Dance For Change
Le Tigre wollen eine politische Band sein - und wissen, dass auch nach der US-Wahl genug zu tun bleibt
Was passiert nun, wo alles verloren ist, mit der poppigen Anti-Bush-Bewegung? Müssen die frisch geschriebenen Protestsongs schon auf den Müll? Geht man von der Opposition zurück zum Tagesgeschäft, zu Liebe, Tanz und Motoren? Das feministische New Yorker Elektro-Rock-Trio Le Tigre zum Beispiel hat die Platte „This Island“ erst zwei Tage vor der Wahl veröffentlicht – schade drum.
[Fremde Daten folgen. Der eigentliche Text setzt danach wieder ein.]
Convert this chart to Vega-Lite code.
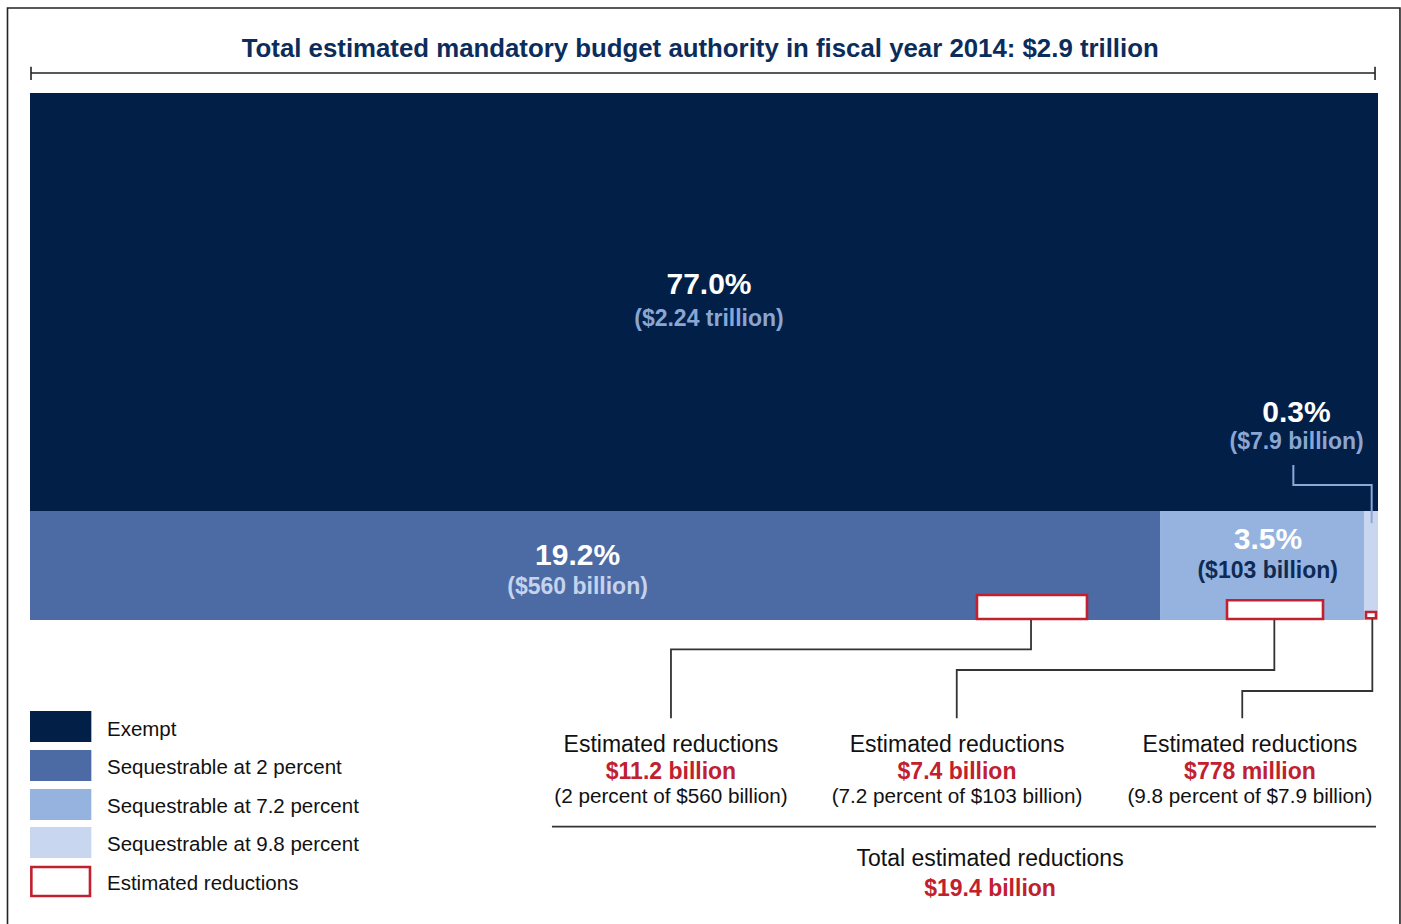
{
  "$schema": "https://vega.github.io/schema/vega-lite/v6.json",
  "width": 1348,
  "height": 527,
  "autosize": {"type": "none"},
  "padding": {"left": 30, "right": 23, "top": 93, "bottom": 304},
  "background": "white",
  "config": {"view": {"stroke": null}, "font": "Liberation Sans"},
  "datasets": {
    "frame": [{"x0": -1.669, "x1": 101.63, "y0": 116.13, "y1": -60}],
    "title": [{"text": "Total estimated mandatory budget authority in fiscal year 2014: $2.9 trillion", "x": 49.72, "y": 108.3}],
    "span": [
      {"part": "line", "x0": 0.074, "x1": 99.78, "y0": 103.8, "y1": 103.8},
      {"part": "left tick", "x0": 0.074, "x1": 0.074, "y0": 105.0, "y1": 102.47},
      {"part": "right tick", "x0": 99.78, "x1": 99.78, "y0": 105.0, "y1": 102.47}
    ],
    "blocks": [
      {"category": "Exempt", "share": 77.0, "amount": "$2.24 trillion", "x0": 0, "x1": 100, "y0": 20.68, "y1": 100},
      {"category": "Sequestrable at 2 percent", "share": 19.2, "amount": "$560 billion", "x0": 0, "x1": 83.83, "y0": 0, "y1": 20.68},
      {"category": "Sequestrable at 7.2 percent", "share": 3.5, "amount": "$103 billion", "x0": 83.83, "x1": 98.96, "y0": 0, "y1": 20.68},
      {"category": "Sequestrable at 9.8 percent", "share": 0.3, "amount": "$7.9 billion", "x0": 98.96, "x1": 100, "y0": 0, "y1": 20.68}
    ],
    "blockLabels": [
      {"text": "77.0%", "role": "pct", "x": 50.37, "y": 63.57},
      {"text": "($2.24 trillion)", "role": "amtMid", "x": 50.37, "y": 57.12},
      {"text": "19.2%", "role": "pct", "x": 40.62, "y": 12.14},
      {"text": "($560 billion)", "role": "amtPale", "x": 40.62, "y": 6.26},
      {"text": "3.5%", "role": "pct", "x": 91.84, "y": 15.18},
      {"text": "($103 billion)", "role": "amtDark", "x": 91.82, "y": 9.3},
      {"text": "0.3%", "role": "pct", "x": 93.95, "y": 39.28},
      {"text": "($7.9 billion)", "role": "amtMid", "x": 93.96, "y": 33.78}
    ],
    "pointer": [
      {"id": "9.8", "seq": 1, "x": 93.72, "y": 29.41},
      {"id": "9.8", "seq": 2, "x": 93.72, "y": 25.62},
      {"id": "9.8", "seq": 3, "x": 99.53, "y": 25.62},
      {"id": "9.8", "seq": 4, "x": 99.53, "y": 18.35}
    ],
    "reductionBoxes": [
      {"segment": "2 percent", "x0": 70.25, "x1": 78.41, "y0": 0.19, "y1": 4.74},
      {"segment": "7.2 percent", "x0": 88.8, "x1": 95.92, "y0": 0.19, "y1": 3.74},
      {"segment": "9.8 percent", "x0": 99.11, "x1": 99.85, "y0": 0.32, "y1": 1.52}
    ],
    "connectors": [
      {"id": "2", "seq": 1, "x": 74.26, "y": 0},
      {"id": "2", "seq": 2, "x": 74.26, "y": -5.56},
      {"id": "2", "seq": 3, "x": 47.55, "y": -5.56},
      {"id": "2", "seq": 4, "x": 47.55, "y": -18.66},
      {"id": "7.2", "seq": 1, "x": 92.31, "y": 0},
      {"id": "7.2", "seq": 2, "x": 92.31, "y": -9.49},
      {"id": "7.2", "seq": 3, "x": 68.75, "y": -9.49},
      {"id": "7.2", "seq": 4, "x": 68.75, "y": -18.66},
      {"id": "9.8", "seq": 1, "x": 99.58, "y": 0.19},
      {"id": "9.8", "seq": 2, "x": 99.58, "y": -13.47},
      {"id": "9.8", "seq": 3, "x": 89.93, "y": -13.47},
      {"id": "9.8", "seq": 4, "x": 89.93, "y": -18.66}
    ],
    "notes": [
      {"text": "Estimated reductions", "role": "head", "x": 47.55, "y": -23.72},
      {"text": "$11.2 billion", "role": "value", "x": 47.55, "y": -28.84},
      {"text": "(2 percent of $560 billion)", "role": "note", "x": 47.55, "y": -33.59},
      {"text": "Estimated reductions", "role": "head", "x": 68.77, "y": -23.72},
      {"text": "$7.4 billion", "role": "value", "x": 68.77, "y": -28.84},
      {"text": "(7.2 percent of $103 billion)", "role": "note", "x": 68.77, "y": -33.59},
      {"text": "Estimated reductions", "role": "head", "x": 90.5, "y": -23.72},
      {"text": "$778 million", "role": "value", "x": 90.5, "y": -28.84},
      {"text": "(9.8 percent of $7.9 billion)", "role": "note", "x": 90.5, "y": -33.59},
      {"text": "Total estimated reductions", "role": "head", "x": 71.22, "y": -45.35},
      {"text": "$19.4 billion", "role": "value", "x": 71.22, "y": -51.04}
    ],
    "divider": [{"x0": 38.72, "x1": 99.85, "y0": -39.22, "y1": -39.22}],
    "legend": [
      {"category": "Exempt", "x0": 0, "x1": 4.55, "y0": -17.27, "y1": -23.15, "lx": 5.71, "ly": -20.87},
      {"category": "Sequestrable at 2 percent", "x0": 0, "x1": 4.55, "y0": -24.67, "y1": -30.55, "lx": 5.71, "ly": -28.08},
      {"category": "Sequestrable at 7.2 percent", "x0": 0, "x1": 4.55, "y0": -32.07, "y1": -37.95, "lx": 5.71, "ly": -35.54},
      {"category": "Sequestrable at 9.8 percent", "x0": 0, "x1": 4.55, "y0": -39.28, "y1": -45.16, "lx": 5.71, "ly": -42.75}
    ],
    "legendReduction": [
      {"category": "Estimated reductions", "x0": 0.1, "x1": 4.45, "y0": -46.87, "y1": -52.37, "lx": 5.71, "ly": -50.15}
    ]
  },
  "layer": [
    {
      "data": {"name": "frame"},
      "mark": {"type": "rect", "filled": false, "stroke": "#222222", "strokeWidth": 1.6},
      "encoding": {
        "x": {"field": "x0", "type": "quantitative", "scale": {"domain": [0, 100], "nice": false, "zero": false}, "axis": null},
        "x2": {"field": "x1"},
        "y": {"field": "y0", "type": "quantitative", "scale": {"domain": [0, 100], "nice": false, "zero": false}, "axis": null},
        "y2": {"field": "y1"}
      }
    },
    {
      "data": {"name": "title"},
      "mark": {"type": "text", "align": "center", "baseline": "middle", "fontSize": 25.8, "fontWeight": "bold", "color": "#0c2d5b"},
      "encoding": {
        "x": {"field": "x", "type": "quantitative"},
        "y": {"field": "y", "type": "quantitative"},
        "text": {"field": "text"}
      }
    },
    {
      "data": {"name": "span"},
      "mark": {"type": "rule", "color": "#222222", "strokeWidth": 1.6},
      "encoding": {
        "x": {"field": "x0", "type": "quantitative"},
        "x2": {"field": "x1"},
        "y": {"field": "y0", "type": "quantitative"},
        "y2": {"field": "y1"}
      }
    },
    {
      "data": {"name": "blocks"},
      "mark": {"type": "rect"},
      "encoding": {
        "x": {"field": "x0", "type": "quantitative"},
        "x2": {"field": "x1"},
        "y": {"field": "y0", "type": "quantitative"},
        "y2": {"field": "y1"},
        "color": {"field": "category", "type": "nominal", "legend": null,
          "scale": {"domain": ["Exempt", "Sequestrable at 2 percent", "Sequestrable at 7.2 percent", "Sequestrable at 9.8 percent"],
                    "range": ["#011f47", "#4c6ba5", "#95b3de", "#c9d6ef"]}}
      }
    },
    {
      "data": {"name": "blockLabels"},
      "transform": [{"filter": "datum.role === 'pct'"}],
      "mark": {"type": "text", "align": "center", "baseline": "middle", "fontSize": 30, "fontWeight": "bold", "color": "#ffffff"},
      "encoding": {"x": {"field": "x", "type": "quantitative"}, "y": {"field": "y", "type": "quantitative"}, "text": {"field": "text"}}
    },
    {
      "data": {"name": "blockLabels"},
      "transform": [{"filter": "datum.role === 'amtMid'"}],
      "mark": {"type": "text", "align": "center", "baseline": "middle", "fontSize": 23, "fontWeight": "bold", "color": "#8ba6d3"},
      "encoding": {"x": {"field": "x", "type": "quantitative"}, "y": {"field": "y", "type": "quantitative"}, "text": {"field": "text"}}
    },
    {
      "data": {"name": "blockLabels"},
      "transform": [{"filter": "datum.role === 'amtPale'"}],
      "mark": {"type": "text", "align": "center", "baseline": "middle", "fontSize": 23, "fontWeight": "bold", "color": "#c5d3ec"},
      "encoding": {"x": {"field": "x", "type": "quantitative"}, "y": {"field": "y", "type": "quantitative"}, "text": {"field": "text"}}
    },
    {
      "data": {"name": "blockLabels"},
      "transform": [{"filter": "datum.role === 'amtDark'"}],
      "mark": {"type": "text", "align": "center", "baseline": "middle", "fontSize": 23, "fontWeight": "bold", "color": "#0e2a55"},
      "encoding": {"x": {"field": "x", "type": "quantitative"}, "y": {"field": "y", "type": "quantitative"}, "text": {"field": "text"}}
    },
    {
      "data": {"name": "pointer"},
      "mark": {"type": "line", "color": "#8ca8d6", "strokeWidth": 2, "interpolate": "linear"},
      "encoding": {
        "x": {"field": "x", "type": "quantitative"},
        "y": {"field": "y", "type": "quantitative"},
        "detail": {"field": "id"},
        "order": {"field": "seq", "type": "quantitative"}
      }
    },
    {
      "data": {"name": "reductionBoxes"},
      "mark": {"type": "rect", "fill": "#ffffff", "stroke": "#c1202f", "strokeWidth": 2.6},
      "encoding": {
        "x": {"field": "x0", "type": "quantitative"},
        "x2": {"field": "x1"},
        "y": {"field": "y0", "type": "quantitative"},
        "y2": {"field": "y1"}
      }
    },
    {
      "data": {"name": "connectors"},
      "mark": {"type": "line", "color": "#333333", "strokeWidth": 1.8, "interpolate": "linear"},
      "encoding": {
        "x": {"field": "x", "type": "quantitative"},
        "y": {"field": "y", "type": "quantitative"},
        "detail": {"field": "id"},
        "order": {"field": "seq", "type": "quantitative"}
      }
    },
    {
      "data": {"name": "notes"},
      "transform": [{"filter": "datum.role === 'head'"}],
      "mark": {"type": "text", "align": "center", "baseline": "middle", "fontSize": 23, "color": "#111111"},
      "encoding": {"x": {"field": "x", "type": "quantitative"}, "y": {"field": "y", "type": "quantitative"}, "text": {"field": "text"}}
    },
    {
      "data": {"name": "notes"},
      "transform": [{"filter": "datum.role === 'value'"}],
      "mark": {"type": "text", "align": "center", "baseline": "middle", "fontSize": 23, "fontWeight": "bold", "color": "#c1202f"},
      "encoding": {"x": {"field": "x", "type": "quantitative"}, "y": {"field": "y", "type": "quantitative"}, "text": {"field": "text"}}
    },
    {
      "data": {"name": "notes"},
      "transform": [{"filter": "datum.role === 'note'"}],
      "mark": {"type": "text", "align": "center", "baseline": "middle", "fontSize": 20.7, "color": "#111111"},
      "encoding": {"x": {"field": "x", "type": "quantitative"}, "y": {"field": "y", "type": "quantitative"}, "text": {"field": "text"}}
    },
    {
      "data": {"name": "divider"},
      "mark": {"type": "rule", "color": "#333333", "strokeWidth": 1.8},
      "encoding": {
        "x": {"field": "x0", "type": "quantitative"},
        "x2": {"field": "x1"},
        "y": {"field": "y0", "type": "quantitative"},
        "y2": {"field": "y1"}
      }
    },
    {
      "data": {"name": "legend"},
      "mark": {"type": "rect"},
      "encoding": {
        "x": {"field": "x0", "type": "quantitative"},
        "x2": {"field": "x1"},
        "y": {"field": "y0", "type": "quantitative"},
        "y2": {"field": "y1"},
        "color": {"field": "category", "type": "nominal", "legend": null}
      }
    },
    {
      "data": {"name": "legendReduction"},
      "mark": {"type": "rect", "fill": "#ffffff", "stroke": "#c1202f", "strokeWidth": 2.6},
      "encoding": {
        "x": {"field": "x0", "type": "quantitative"},
        "x2": {"field": "x1"},
        "y": {"field": "y0", "type": "quantitative"},
        "y2": {"field": "y1"}
      }
    },
    {
      "data": {"name": "legend"},
      "mark": {"type": "text", "align": "left", "baseline": "middle", "fontSize": 20.5, "color": "#111111"},
      "encoding": {"x": {"field": "lx", "type": "quantitative"}, "y": {"field": "ly", "type": "quantitative"}, "text": {"field": "category"}}
    },
    {
      "data": {"name": "legendReduction"},
      "mark": {"type": "text", "align": "left", "baseline": "middle", "fontSize": 20.5, "color": "#111111"},
      "encoding": {"x": {"field": "lx", "type": "quantitative"}, "y": {"field": "ly", "type": "quantitative"}, "text": {"field": "category"}}
    }
  ]
}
Obwohl: „Wir sagen ja nicht: Hallo, wir sind eine Rockband, und das hier ist unsere Stellungnahme“, erklärt Mitglied Johanna Fateman. „Wir sagen: Das ist unser Bericht über ein Ereignis, das in den amerikanischen Nachrichten nicht vorkommt und am nächsten Tag vergessen wäre.“
Gemeint ist der Tag der weltweiten Demos gegen die Kriegseröffnung im Irak, der 15. Februar 2003. Die drei von Le Tigre waren in New York dabei, haben mit dem Mini-Disc-Rekorder alles aufgenommen und die besten Schnipsel im Song,,New Kicks“ verarbeitet. Eine bis an die Nervgrenze politische Band waren sie außerdem schon immer, wie Bikini Kill, die vorige Gruppe der Tigre-Sängerin Kathleen Hanna, die anders als die meisten US-Riot Grrrls der Neunziger auch dann nicht nachgelassen hat, als der Schwung und das Medieninteresse abflauten. Le Tigre zählen zu den wenigen Künstlern, die schon im September 2001 protestierten. Gegen den Afghanistan-Krieg, der scheinheilig damit rechtfertigt wurde, man wolle die von der Taliban unterdrückten Frauen befreien. „Viele Leute erwarten von Performance artists, dass sie ihre Kunst eindeutig zu erkennen geben“, sagt Kathleen Hanna, „dass man sich hinstellt und mit roter Farbe übergießt oder so etwas. Ich riskiere lieber das Missverständnis.“ Bei den Konzerten von Le Tigre besteht allerdings keine Gefahr, dass sie für eine ehrlich malochende Band gehalten werden, weil zu viele HipHop-Gesten und bunte Filme zu sehen sind. Ist das die nie endende „Dance For Change“-Tour? Umschreiben mussten sie nach Bushs Sieg jedenfalls keinen einzigen Text.